Looking for shelter from stock market losses, we buy index annuities with the promise of consistent positive returns.  But those returns come with confusing contractual clauses, high fees and expenses that erode gains, and surrender charges that wipe out what little we’ve made when we try to exit.

We’re tempted by hedge funds – sold as exclusive investment opportunities promising to out-perform boring, conventional investments and ‘hedge’ against potential market losses.  Their customary charges of ‘2 and 20,’ or 2% a year in fees plus a 20% share in client profits, landed many hedge fund managers in the Mansion section of the Wall Street Journal, but few investors shared in their success.

Warren Buffett won a 10-year bet against hedge funds in December.  In 2007, when many hedge fund managers argued they could out-perform the S&P 500, Mr. Buffett made a million-dollar bet that the S&P 500 would beat a group of hedge funds selected by Protégé Partners.  By January 2016 the S&P 500 had returned 7.1% per year compounded annually, while the basket of hedge funds returned an average of 2.2% over the same period.  The gap only widened in 2017, and Buffet’s investment winnings of $2.22 million were gifted to his chosen charity, Girls, Inc. last week.

Intellectually, we know investing is a long-term project.  Even retirees face 20 to 40+ years of relying on their investments for growth and income.  We’ve all read and understand that being invested in a variety of companies of different sizes and home countries is a sound way to grow our net worth, accomplish our goals and keep us secure.  But when the stock market experiences years of losses, investment products making promises we want to believe pull us in, and after nine years of positive returns in the U.S., new market highs are making investors nervous now.

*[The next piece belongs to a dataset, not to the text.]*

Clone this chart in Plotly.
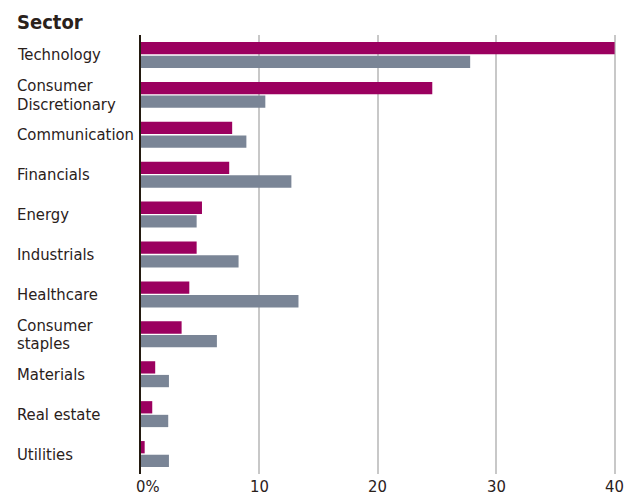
import plotly.graph_objects as go

sectors = ["Technology", "Consumer\nDiscretionary", "Communication", "Financials", "Energy",
           "Industrials", "Healthcare", "Consumer\nstaples", "Materials", "Real estate", "Utilities"]
series_a = [40.0, 24.6, 7.7, 7.45, 5.15, 4.7, 4.08, 3.43, 1.2, 0.95, 0.31]
series_b = [27.8, 10.5, 8.9, 12.7, 4.7, 8.24, 13.3, 6.41, 2.36, 2.3, 2.36]
tick_vals = [0, 10, 20, 30, 40]
tick_text = ["0%", "10", "20", "30", "40"]

MAGENTA = "#9b005f"
GRAY = "#7a8596"
TEXT = "#2a211b"
FONT = "DejaVu Sans Condensed, Liberation Sans, sans-serif"
FS = 16.5

W, H = 628, 503
L, R, T, B = 141, 11, 35, 29
plot_w = W - L - R

fig = go.Figure()
fig.add_trace(go.Bar(y=sectors, x=series_a, orientation="h", marker=dict(color=MAGENTA, line=dict(width=0)),
                     showlegend=False, hoverinfo="x+y"))
fig.add_trace(go.Bar(y=sectors, x=series_b, orientation="h", marker=dict(color=GRAY, line=dict(width=0)),
                     showlegend=False, hoverinfo="x+y"))

annotations = []
# category labels, left-aligned, tight line spacing
lab_x = -(L - 15) / plot_w
for s in sectors:
    lines = s.split("\n")
    n = len(lines)
    for i, ln in enumerate(lines):
        shift = (((n - 1) / 2) - i) * 18.4
        annotations.append(dict(x=lab_x, xref="paper", y=s, yref="y", text=ln, showarrow=False,
                                xanchor="left", yanchor="middle", yshift=shift,
                                font=dict(family=FONT, size=FS, color=TEXT)))
# x tick labels
for v, t in zip(tick_vals, tick_text):
    if t.endswith("%"):
        annotations.append(dict(x=v, xref="x", y=0, yref="paper", text=t, showarrow=False,
                                xanchor="left", yanchor="top", xshift=-7, yshift=-1,
                                font=dict(family=FONT, size=FS, color=TEXT)))
    else:
        annotations.append(dict(x=v, xref="x", y=0, yref="paper", text=t, showarrow=False,
                                xanchor="center", yanchor="top", yshift=-1,
                                font=dict(family=FONT, size=FS, color=TEXT)))

fig.update_layout(
    width=W, height=H,
    margin=dict(l=L, r=R, t=T, b=B, pad=0),
    paper_bgcolor="white", plot_bgcolor="white",
    barmode="group", bargap=0.315, bargroupgap=0.1,
    title=dict(text="<b>Sector</b>", x=17 / W, xref="container", xanchor="left",
               y=1 - 15 / H, yref="container", yanchor="top",
               font=dict(family="DejaVu Sans Condensed, Liberation Sans, sans-serif", size=20, color=TEXT)),
    xaxis=dict(range=[0, 40.2], tickvals=tick_vals, showticklabels=False, showgrid=True,
               gridcolor="#c8c8c8", gridwidth=1.5, zeroline=False, showline=False, ticks=""),
    yaxis=dict(autorange="reversed", showticklabels=False, showgrid=False, zeroline=False,
               showline=True, linecolor="#231a10", linewidth=2, ticks=""),
    annotations=annotations,
)
fig.write_html("out.html")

Today’s temptation to remove ourselves from the market before the inevitable drop is strong.  But when will the correction occur?  Will it be in one year, five years, or longer?  Will it be a broad correction, or limited to only a portion of the market, like technology companies?  We know a correction will eventually come, but the timing and breadth is never certain.  Having a plan can replace that anxiety.

Deciding what you want out of life, what you want to accomplish, and building a portfolio to finance it gives you much greater security and confidence.  Holding a variety of stock and bond investments over a broad spectrum of countries, market capitalization and industries defends you against market turmoil, as there is there is always something doing well when it feels like the world is collapsing.

A plan, combined with an investment discipline, gives us a path to follow in both up and down markets.  The difficult part is creating a plan.  You have to stop, reflect, think about what’s important to you and what you want to accomplish.  You have to commit to something.  But once you have a plan, the rest comes much easier.   Second-guessing the direction of the economy and the markets is no longer necessary.

Investing is hard, but not for the reasons you might think.  Are you ready to stop being your own worst enemy?